What the task asks:
Give the listing again character for character, but drop the images.

++++++++++++++++++++

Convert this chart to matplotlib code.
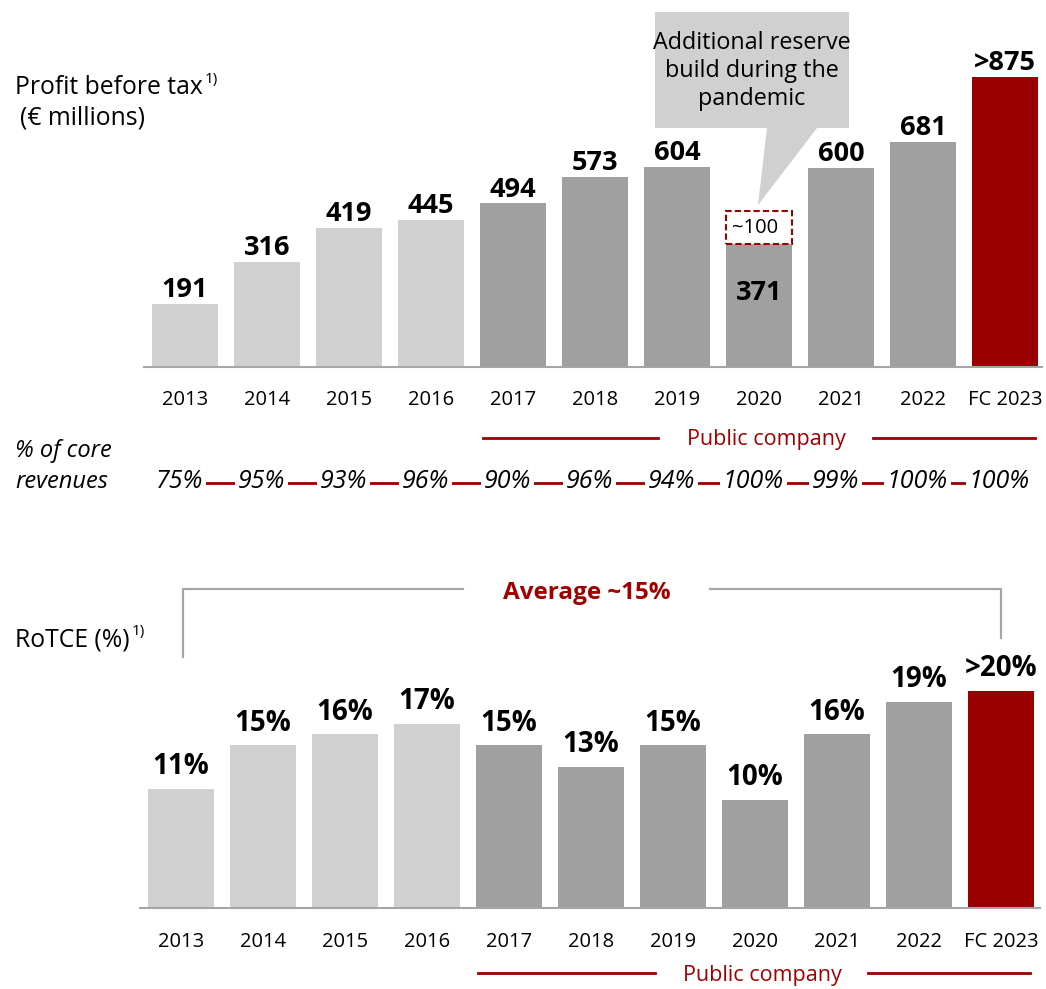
import matplotlib
matplotlib.use("Agg")
import matplotlib.pyplot as plt
from matplotlib.patches import Polygon
from matplotlib.lines import Line2D
import matplotlib.transforms as mtransforms

plt.rcParams['font.family'] = ['Open Sans', 'DejaVu Sans']

# ---------------- data ----------------
years = ["2013", "2014", "2015", "2016", "2017", "2018", "2019", "2020", "2021", "2022", "FC 2023"]
pbt = [191, 316, 419, 445, 494, 573, 604, 371, 600, 681, 875]
pbt_labels = ["191", "316", "419", "445", "494", "573", "604", "371", "600", "681", ">875"]
reserve_2020 = 100
core_rev = ["75%", "95%", "93%", "96%", "90%", "96%", "94%", "100%", "99%", "100%", "100%"]
rotce = [11, 15, 16, 17, 15, 13, 15, 10, 16, 19, 20]
rotce_labels = ["11%", "15%", "16%", "17%", "15%", "13%", "15%", "10%", "16%", "19%", ">20%"]
phase = ["pre", "pre", "pre", "pre", "pub", "pub", "pub", "pub", "pub", "pub", "fc"]

LIGHT = "#d0d0d0"
DARK = "#a0a0a0"
RED = "#990000"
TRED = "#a00000"
colors = [{"pre": LIGHT, "pub": DARK, "fc": RED}[p] for p in phase]

W, H = 1046, 989
fig = plt.figure(figsize=(W / 100, H / 100), dpi=100)


def fx(px):
    return px / W


def fy(py):
    return 1 - py / H


x = list(range(len(years)))
BW = 0.805

# ---------------- top chart ----------------
ax1 = fig.add_axes([fx(144), fy(367), (1042 - 144) / W, 367 / H])
ax1.bar(x, pbt, width=BW, color=colors, zorder=2)
# dashed reserve box (2020)
i20 = years.index("2020")
ax1.bar([i20], [reserve_2020], bottom=[pbt[i20]], width=BW, facecolor="none",
        edgecolor=RED, linestyle=(0, (3, 1.5)), linewidth=1.5, zorder=3)
ax1.text(i20 - 0.05, pbt[i20] + reserve_2020 / 2, "~100", ha="center", va="center",
         fontsize=14.5, color="black", zorder=4)
ax1.set_xlim(-0.5, (1042 - 185) / 82)
ax1.set_ylim(0, 367 / 0.331)
for i, (v, lab) in enumerate(zip(pbt, pbt_labels)):
    if i == i20:
        ax1.annotate(lab, (i, v), xytext=(0, -35), textcoords="offset points",
                     ha="center", va="center", fontsize=19.5, fontweight="bold")
    else:
        ax1.annotate(lab, (i, v), xytext=(0, 5), textcoords="offset points",
                     ha="center", va="baseline", fontsize=19.5, fontweight="bold")
ax1.set_xticks(x)
ax1.set_xticklabels(years, fontsize=14.5)
ax1.tick_params(axis="x", length=0, pad=16.5)
ax1.set_yticks([])
for s in ["top", "left", "right"]:
    ax1.spines[s].set_visible(False)
ax1.spines["bottom"].set_color("#a6a6a6")
ax1.spines["bottom"].set_linewidth(1.5)
ax1.patch.set_alpha(0)

# ---------------- bottom chart ----------------
ax2 = fig.add_axes([fx(140), fy(908), (1040 - 140) / W, (908 - 650) / H])
ax2.bar(x, rotce, width=BW, color=colors, zorder=2)
ax2.set_xlim(-0.5, (1040 - 181) / 82)
ax2.set_ylim(0, 258 / 10.85)
for i, (v, lab) in enumerate(zip(rotce, rotce_labels)):
    ax2.annotate(lab, (i, v), xytext=(0, 10.5), textcoords="offset points",
                 ha="center", va="baseline", fontsize=20, fontweight="bold")
ax2.set_xticks(x)
ax2.set_xticklabels(years, fontsize=14.5)
ax2.tick_params(axis="x", length=0, pad=17)
ax2.set_yticks([])
for s in ["top", "left", "right"]:
    ax2.spines[s].set_visible(False)
ax2.spines["bottom"].set_color("#a6a6a6")
ax2.spines["bottom"].set_linewidth(1.5)
ax2.patch.set_alpha(0)

# ---------------- labels ----------------
t1 = fig.text(fx(15), fy(88), "Profit before tax", fontsize=17.8, va="center", ha="left")
ax1.annotate("1)", xy=(1, 1), xycoords=t1, xytext=(1.5, -3), textcoords="offset points",
             fontsize=11, va="center", ha="left", annotation_clip=False)
fig.text(fx(20), fy(118), "(€ millions)", fontsize=17.8, va="center", ha="left")

t2 = fig.text(fx(15), fy(640), "RoTCE (%)", fontsize=17.8, va="center", ha="left")
ax2.annotate("1)", xy=(1, 1), xycoords=t2, xytext=(1.5, -3), textcoords="offset points",
             fontsize=11, va="center", ha="left", annotation_clip=False)

# callout
pts = [(655, 12), (849, 12), (849, 128), (817, 128), (758, 205), (767, 128), (655, 128)]
fig.patches.append(Polygon([(fx(a), fy(b)) for a, b in pts], closed=True,
                           transform=fig.transFigure, facecolor="#d0d0d0",
                           edgecolor="none", zorder=0))
fig.text(fx(752), fy(71), "Additional reserve\nbuild during the\npandemic", fontsize=16.8,
         ha="center", va="center", linespacing=1.2)

# public company rows
def public_row(ax, y, seg1, seg2, xt):
    tr = mtransforms.blended_transform_factory(ax.transData, fig.transFigure)
    for a, b in (seg1, seg2):
        fig.lines.append(Line2D([(a - xt[0]) / 82, (b - xt[0]) / 82], [fy(y), fy(y)],
                                transform=tr, color=RED, linewidth=2))
    fig.text(fx(xt[1]), fy(y + 2), "Public company", fontsize=15.5, color=TRED,
             ha="center", va="center")

public_row(ax1, 438, (483, 658), (873, 1035), (185, 766))
public_row(ax2, 973, (478, 655), (868, 1030), (181, 762))

# % of core revenues
fig.text(fx(15), fy(451), "% of core", fontsize=17, style="italic", va="center")
fig.text(fx(15), fy(482), "revenues", fontsize=17, style="italic", va="center")
tr1 = mtransforms.blended_transform_factory(ax1.transData, fig.transFigure)
fig.lines.append(Line2D([0, len(years) - 1], [fy(483), fy(483)], transform=tr1,
                        color=RED, linewidth=2, zorder=1))
for i, lab in enumerate(core_rev):
    fig.text(i - 0.07, fy(482), lab, transform=tr1, fontsize=18, style="italic",
             ha="center", va="center", zorder=3,
             bbox=dict(facecolor="white", edgecolor="none", pad=2.0))

# average bracket
br = "#a6a6a6"
fig.lines.append(Line2D([fx(183), fx(183), fx(463)], [fy(657), fy(589), fy(589)],
                        transform=fig.transFigure, color=br, linewidth=1.6))
fig.lines.append(Line2D([fx(710), fx(1001), fx(1001)], [fy(589), fy(589), fy(638)],
                        transform=fig.transFigure, color=br, linewidth=1.6))
fig.text(fx(587), fy(593), "Average ~15%", fontsize=17.5, fontweight="bold", color=TRED,
         ha="center", va="center")

fig.savefig("out.png", dpi=100)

++++++++++++++++++++

The solution:
Convert this chart to matplotlib code.
import matplotlib
matplotlib.use("Agg")
import matplotlib.pyplot as plt
from matplotlib.patches import Polygon
from matplotlib.lines import Line2D
import matplotlib.transforms as mtransforms

plt.rcParams['font.family'] = ['Open Sans', 'DejaVu Sans']

# ---------------- data ----------------
years = ["2013", "2014", "2015", "2016", "2017", "2018", "2019", "2020", "2021", "2022", "FC 2023"]
pbt = [191, 316, 419, 445, 494, 573, 604, 371, 600, 681, 875]
pbt_labels = ["191", "316", "419", "445", "494", "573", "604", "371", "600", "681", ">875"]
reserve_2020 = 100
core_rev = ["75%", "95%", "93%", "96%", "90%", "96%", "94%", "100%", "99%", "100%", "100%"]
rotce = [11, 15, 16, 17, 15, 13, 15, 10, 16, 19, 20]
rotce_labels = ["11%", "15%", "16%", "17%", "15%", "13%", "15%", "10%", "16%", "19%", ">20%"]
phase = ["pre", "pre", "pre", "pre", "pub", "pub", "pub", "pub", "pub", "pub", "fc"]

LIGHT = "#d0d0d0"
DARK = "#a0a0a0"
RED = "#990000"
TRED = "#a00000"
colors = [{"pre": LIGHT, "pub": DARK, "fc": RED}[p] for p in phase]

W, H = 1046, 989
fig = plt.figure(figsize=(W / 100, H / 100), dpi=100)


def fx(px):
    return px / W


def fy(py):
    return 1 - py / H


x = list(range(len(years)))
BW = 0.805

# ---------------- top chart ----------------
ax1 = fig.add_axes([fx(144), fy(367), (1042 - 144) / W, 367 / H])
ax1.bar(x, pbt, width=BW, color=colors, zorder=2)
# dashed reserve box (2020)
i20 = years.index("2020")
ax1.bar([i20], [reserve_2020], bottom=[pbt[i20]], width=BW, facecolor="none",
        edgecolor=RED, linestyle=(0, (3, 1.5)), linewidth=1.5, zorder=3)
ax1.text(i20 - 0.05, pbt[i20] + reserve_2020 / 2, "~100", ha="center", va="center",
         fontsize=14.5, color="black", zorder=4)
ax1.set_xlim(-0.5, (1042 - 185) / 82)
ax1.set_ylim(0, 367 / 0.331)
for i, (v, lab) in enumerate(zip(pbt, pbt_labels)):
    if i == i20:
        ax1.annotate(lab, (i, v), xytext=(0, -35), textcoords="offset points",
                     ha="center", va="center", fontsize=19.5, fontweight="bold")
    else:
        ax1.annotate(lab, (i, v), xytext=(0, 5), textcoords="offset points",
                     ha="center", va="baseline", fontsize=19.5, fontweight="bold")
ax1.set_xticks(x)
ax1.set_xticklabels(years, fontsize=14.5)
ax1.tick_params(axis="x", length=0, pad=16.5)
ax1.set_yticks([])
for s in ["top", "left", "right"]:
    ax1.spines[s].set_visible(False)
ax1.spines["bottom"].set_color("#a6a6a6")
ax1.spines["bottom"].set_linewidth(1.5)
ax1.patch.set_alpha(0)

# ---------------- bottom chart ----------------
ax2 = fig.add_axes([fx(140), fy(908), (1040 - 140) / W, (908 - 650) / H])
ax2.bar(x, rotce, width=BW, color=colors, zorder=2)
ax2.set_xlim(-0.5, (1040 - 181) / 82)
ax2.set_ylim(0, 258 / 10.85)
for i, (v, lab) in enumerate(zip(rotce, rotce_labels)):
    ax2.annotate(lab, (i, v), xytext=(0, 10.5), textcoords="offset points",
                 ha="center", va="baseline", fontsize=20, fontweight="bold")
ax2.set_xticks(x)
ax2.set_xticklabels(years, fontsize=14.5)
ax2.tick_params(axis="x", length=0, pad=17)
ax2.set_yticks([])
for s in ["top", "left", "right"]:
    ax2.spines[s].set_visible(False)
ax2.spines["bottom"].set_color("#a6a6a6")
ax2.spines["bottom"].set_linewidth(1.5)
ax2.patch.set_alpha(0)

# ---------------- labels ----------------
t1 = fig.text(fx(15), fy(88), "Profit before tax", fontsize=17.8, va="center", ha="left")
ax1.annotate("1)", xy=(1, 1), xycoords=t1, xytext=(1.5, -3), textcoords="offset points",
             fontsize=11, va="center", ha="left", annotation_clip=False)
fig.text(fx(20), fy(118), "(€ millions)", fontsize=17.8, va="center", ha="left")

t2 = fig.text(fx(15), fy(640), "RoTCE (%)", fontsize=17.8, va="center", ha="left")
ax2.annotate("1)", xy=(1, 1), xycoords=t2, xytext=(1.5, -3), textcoords="offset points",
             fontsize=11, va="center", ha="left", annotation_clip=False)

# callout
pts = [(655, 12), (849, 12), (849, 128), (817, 128), (758, 205), (767, 128), (655, 128)]
fig.patches.append(Polygon([(fx(a), fy(b)) for a, b in pts], closed=True,
                           transform=fig.transFigure, facecolor="#d0d0d0",
                           edgecolor="none", zorder=0))
fig.text(fx(752), fy(71), "Additional reserve\nbuild during the\npandemic", fontsize=16.8,
         ha="center", va="center", linespacing=1.2)

# public company rows
def public_row(ax, y, seg1, seg2, xt):
    tr = mtransforms.blended_transform_factory(ax.transData, fig.transFigure)
    for a, b in (seg1, seg2):
        fig.lines.append(Line2D([(a - xt[0]) / 82, (b - xt[0]) / 82], [fy(y), fy(y)],
                                transform=tr, color=RED, linewidth=2))
    fig.text(fx(xt[1]), fy(y + 2), "Public company", fontsize=15.5, color=TRED,
             ha="center", va="center")

public_row(ax1, 438, (483, 658), (873, 1035), (185, 766))
public_row(ax2, 973, (478, 655), (868, 1030), (181, 762))

# % of core revenues
fig.text(fx(15), fy(451), "% of core", fontsize=17, style="italic", va="center")
fig.text(fx(15), fy(482), "revenues", fontsize=17, style="italic", va="center")
tr1 = mtransforms.blended_transform_factory(ax1.transData, fig.transFigure)
fig.lines.append(Line2D([0, len(years) - 1], [fy(483), fy(483)], transform=tr1,
                        color=RED, linewidth=2, zorder=1))
for i, lab in enumerate(core_rev):
    fig.text(i - 0.07, fy(482), lab, transform=tr1, fontsize=18, style="italic",
             ha="center", va="center", zorder=3,
             bbox=dict(facecolor="white", edgecolor="none", pad=2.0))

# average bracket
br = "#a6a6a6"
fig.lines.append(Line2D([fx(183), fx(183), fx(463)], [fy(657), fy(589), fy(589)],
                        transform=fig.transFigure, color=br, linewidth=1.6))
fig.lines.append(Line2D([fx(710), fx(1001), fx(1001)], [fy(589), fy(589), fy(638)],
                        transform=fig.transFigure, color=br, linewidth=1.6))
fig.text(fx(587), fy(593), "Average ~15%", fontsize=17.5, fontweight="bold", color=TRED,
         ha="center", va="center")

fig.savefig("out.png", dpi=100)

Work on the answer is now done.